Pringle asked Sen. Rodger Smitherman, D-Birmingham, about whether or not he would support a map with a 40% Black voting age population as an “opportunity” district.

On the other side, England continued building an argument, though previous public hearings and his tweets, that the entire process lacked transparency and was controlled entirely by the Republican supermajority lawmakers outside of the public’s view.

“That’s how terrible this process was,” he said to reporters after the meeting. “The public did not get an opportunity to vet the map that passed today.”

Pringle has said previously that the staff at the State House has been overwhelmed with the number of maps submitted to the committee, with some coming as far away as New Zealand.

Democrats said that they did not have enough time to assess the maps, which sometimes led to some testiness. After England said the committee was “unprepared to ask real empirical questions about the methods we don’t really know anything about,” Pringle suggested that England ask the court for an extension of time.

“How much more time do you need?” he asked. “Let’s go down to the courthouse to get extended deadlines. We can accomplish all these goals you want to accomplish.”

“Quite frankly, I wasn’t part of violating the Constitution,” England responded.


England and Figures both supported a map brought by the Allen vs. Milligan plaintiffs, which has two majority Black districts carved out of south Alabama.

Some Democrats on the committee favored another approach. Smitherman and Senate Majority Leader Bobby Singleton, D-Greensboro supported a map that would make Jefferson County, the home of Birmingham, the entirety of the 6th congressional district. The 7th congressional district, which currently includes Birmingham and most of the Black Belt, would be extended east to include Montgomery and several Black Belt counties.

Singleton, whose district is in the Black Belt, and Smitherman both said the configuration would serve their constituents better. Singleton said the proposal kept “90% of those counties that are in Black Belt together … in one particular district instead of splitting them into two.”

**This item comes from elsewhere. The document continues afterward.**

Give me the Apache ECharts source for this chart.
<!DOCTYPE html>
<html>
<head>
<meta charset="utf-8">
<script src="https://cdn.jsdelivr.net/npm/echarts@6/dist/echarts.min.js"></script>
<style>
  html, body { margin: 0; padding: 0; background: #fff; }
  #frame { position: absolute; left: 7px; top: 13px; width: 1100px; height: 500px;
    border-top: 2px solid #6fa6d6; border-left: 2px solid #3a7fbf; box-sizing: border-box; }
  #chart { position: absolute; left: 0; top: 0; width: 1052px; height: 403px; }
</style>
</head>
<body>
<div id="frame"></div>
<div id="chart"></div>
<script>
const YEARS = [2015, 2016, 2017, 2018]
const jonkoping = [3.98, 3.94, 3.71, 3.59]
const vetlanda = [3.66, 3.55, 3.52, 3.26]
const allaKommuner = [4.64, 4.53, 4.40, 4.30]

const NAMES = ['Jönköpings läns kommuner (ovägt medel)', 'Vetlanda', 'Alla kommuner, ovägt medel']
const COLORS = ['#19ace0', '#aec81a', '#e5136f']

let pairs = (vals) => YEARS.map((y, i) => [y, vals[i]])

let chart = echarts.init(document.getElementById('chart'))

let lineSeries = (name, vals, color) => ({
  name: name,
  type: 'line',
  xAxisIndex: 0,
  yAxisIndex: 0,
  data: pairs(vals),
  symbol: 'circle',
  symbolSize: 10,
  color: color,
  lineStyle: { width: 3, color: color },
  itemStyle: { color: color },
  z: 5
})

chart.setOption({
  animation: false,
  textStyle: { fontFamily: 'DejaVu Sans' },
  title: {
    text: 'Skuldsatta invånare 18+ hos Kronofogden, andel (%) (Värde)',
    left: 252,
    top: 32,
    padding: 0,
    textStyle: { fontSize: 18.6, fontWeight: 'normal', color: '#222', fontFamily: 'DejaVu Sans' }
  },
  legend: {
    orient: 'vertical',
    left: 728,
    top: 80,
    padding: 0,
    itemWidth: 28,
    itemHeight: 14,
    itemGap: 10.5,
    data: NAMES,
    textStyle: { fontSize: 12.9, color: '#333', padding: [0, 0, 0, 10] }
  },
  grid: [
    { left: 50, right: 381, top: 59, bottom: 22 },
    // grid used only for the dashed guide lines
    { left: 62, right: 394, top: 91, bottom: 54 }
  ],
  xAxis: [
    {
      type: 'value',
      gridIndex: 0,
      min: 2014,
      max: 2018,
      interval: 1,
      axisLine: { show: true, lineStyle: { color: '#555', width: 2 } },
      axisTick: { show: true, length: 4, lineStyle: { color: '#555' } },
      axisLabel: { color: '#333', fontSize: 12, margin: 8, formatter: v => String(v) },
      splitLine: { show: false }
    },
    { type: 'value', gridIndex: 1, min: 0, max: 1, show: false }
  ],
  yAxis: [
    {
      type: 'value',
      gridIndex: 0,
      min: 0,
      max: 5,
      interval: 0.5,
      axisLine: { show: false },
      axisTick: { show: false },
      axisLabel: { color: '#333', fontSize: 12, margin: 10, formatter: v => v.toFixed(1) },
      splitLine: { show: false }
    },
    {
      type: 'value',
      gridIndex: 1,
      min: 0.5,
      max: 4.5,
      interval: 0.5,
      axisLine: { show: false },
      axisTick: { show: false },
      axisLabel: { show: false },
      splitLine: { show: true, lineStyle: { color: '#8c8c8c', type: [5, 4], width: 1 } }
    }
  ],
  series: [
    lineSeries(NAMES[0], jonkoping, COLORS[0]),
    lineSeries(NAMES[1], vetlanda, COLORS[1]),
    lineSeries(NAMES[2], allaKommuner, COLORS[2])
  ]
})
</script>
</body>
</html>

Smitherman said Birmingham and the rural Black Belt made a poor fit in a single district.

“You heard the senator from the Black Belt saying that there’s a conflict of interest being the largest urban metropolitan area in the state, and yet we are connected with an area that’s more to the south and rural,” the senator said after the meeting.

The Black Belt district would be just 49.4% Black, while the Jefferson County district would be 39.6% Black. Smitherman said he believed Democrats could win the Jefferson County seat with those numbers, but many of his colleagues were not convinced. Figures said she would be more comfortable with a district with a majority-Black population.

“I would rather rely on the numbers to be there to give us that opportunity,” she said after the meeting. “If the numbers are there, then it is up to us to turn the vote out.”

Neither the Milligan plan nor the Jefferson County plan made it out of committee.

England, speaking to reporters after the meeting, said he had trouble with the process of the maps being passed this session. He said that he has not seen many of these submitted maps, and he did not see the committee’s map until Friday. Pringle said in the meeting that all committee members received today’s discussed maps at the same time.

The moves drew some criticism from national organizations.

“It is clear that Alabama Republicans are not serious about doing their job and passing a compliant map, even in light of a landmark Supreme Court decision,” said Marina Jenkins, Executive Director of the National Redistricting Foundation (NRF), in an emailed statement Monday afternoon. “This map and the process that led up to it are as deceitful as they are shameful.”

House Speaker Nathaniel Ledbetter, R-Rainsville, said he thought the 2nd congressional district “could go either way” under the community of interest map.

“All that the courts asked for was a fair chance,” he said. “And don’t think there’s any question about that, as a matter of fact.”

The maps should be in House and Senate committees on Tuesday.